Clearly the specific problem here regarding coprimality is just a distraction. What I really want to see is if "taking limits of probabilities obtained on the set $\{1,2,\dots,n\}$" actually corresponds to something meaningful in this finitely additive setting.

Answer 1

First, let me answer your general question about using these means to generate uniform distributions on $\mathbb{Z}$. These finitely additive measures look like Radon measures on $\beta \mathbb{Z}$. Using set theoretical arguments, you can cook up $2^{2^{|\mathbb Z|}}$ different closed $\mathbb{Z}$-invariant subsets in $\beta \mathbb{Z}$, each of which is able to support a different invariant measure by Day's fixed point theorem. So the first problem in generating uniform random numbers in $\mathbb{Z}$ is choosing one of the $2^{2^{|\mathbb{Z}|}}$ different finitely additive probabilities that $\mathbb{Z}$ admits.

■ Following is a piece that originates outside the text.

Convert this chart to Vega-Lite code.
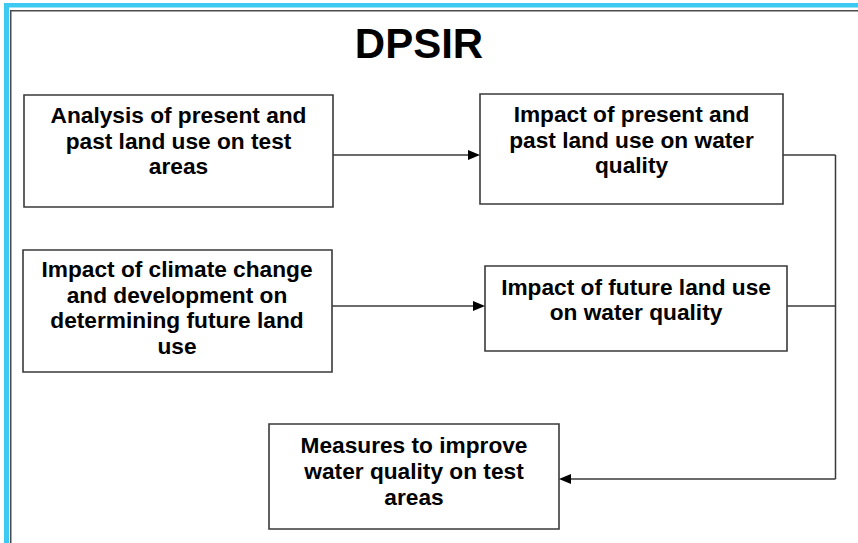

Your question hints at using the partial Cèsaro means $\mu_n = \frac{1}{2n+1} \sum_{k=-n}^n \delta_k$; indeed, this is reasonable as any $w^*$-cluster point of $\mu_n$ can be seen to be a finitely additive invariant probability on $\mathbb{Z}$. However, when you implement this in practice, it's unclear how this would be any different from a discrete uniform distribution on a large, but finite, subset of $\mathbb{Z}$.

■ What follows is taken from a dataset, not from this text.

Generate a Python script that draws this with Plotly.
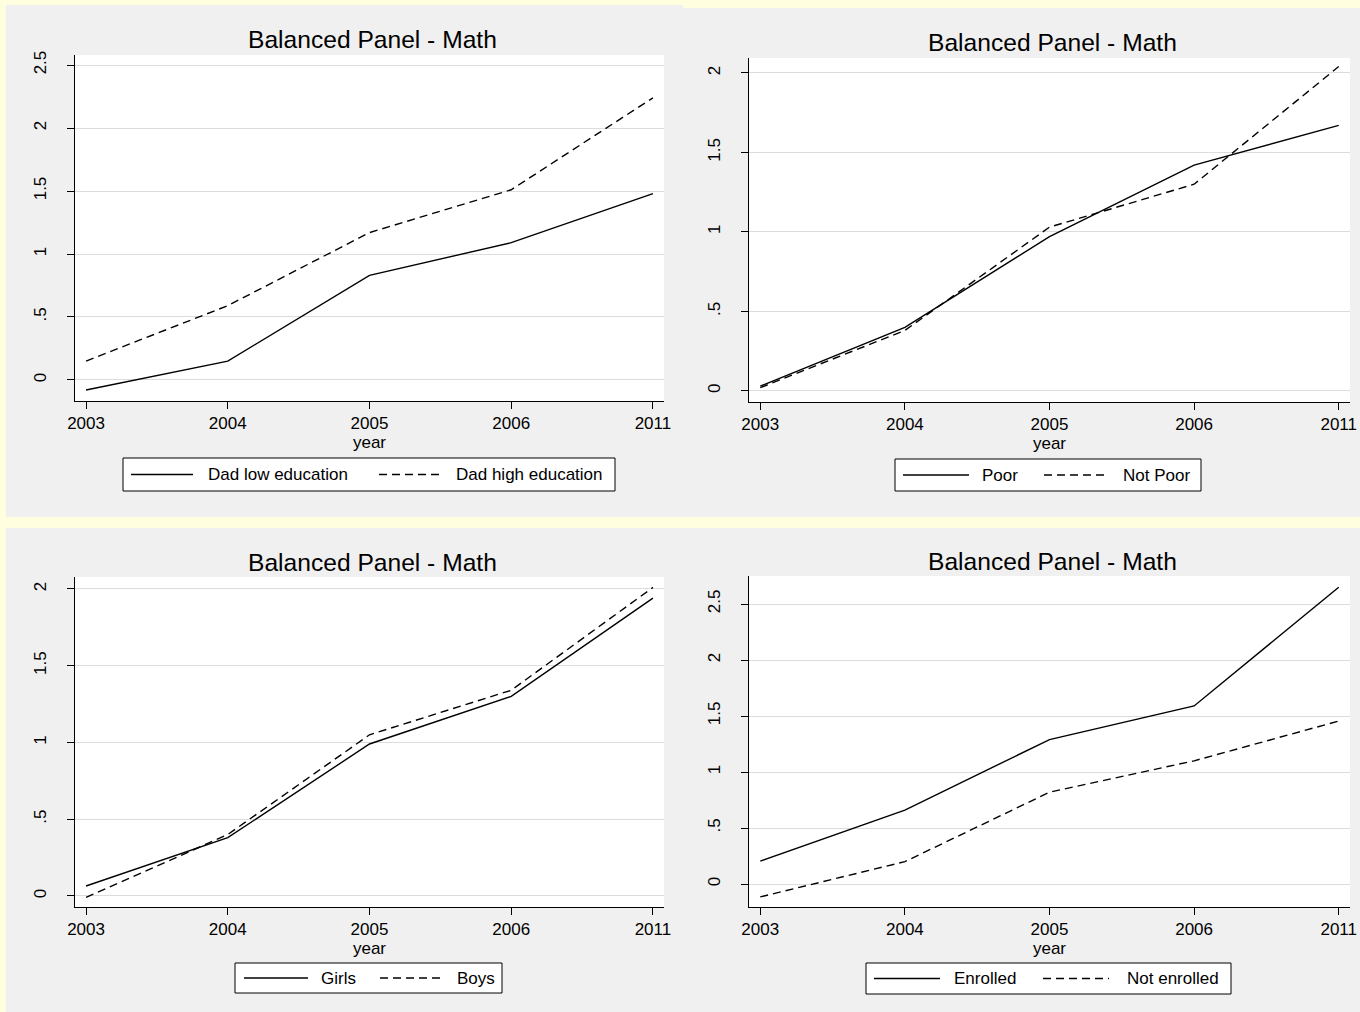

The answer to your first listed question is no. Notice that each invariant finitely additive probability corresponds to an invariant norm-one linear functional on $\ell^\infty (\mathbb{Z})$. Observe that by a careful use of the Hahn-Banach theorem, the functionals $L_+(x) = \lim_{n \to \infty}x_n$ and $L_-(x) = \lim_{n \to -\infty}(x_n)$ can be extended to two distinct Banach limits $B_+$ and $B_-$. To each, we associate the probability $\mu_{\pm}$, which we calculate via $\mu_{\pm}(A) = B_{\pm}(\chi_A)$. Setting $A = \mathbb{Z}^+$, we observe that $\mu_+(A) = 1$, $\mu_-(A) = 0$, but neither is $0.5$, which is the asymptotic density of $A$. That said, by dropping to a subnet, the claim about asymptotic density does hold for any finitely additive probability that arises as the $w^*$-cluster point of the partial Cèsaro means sequence.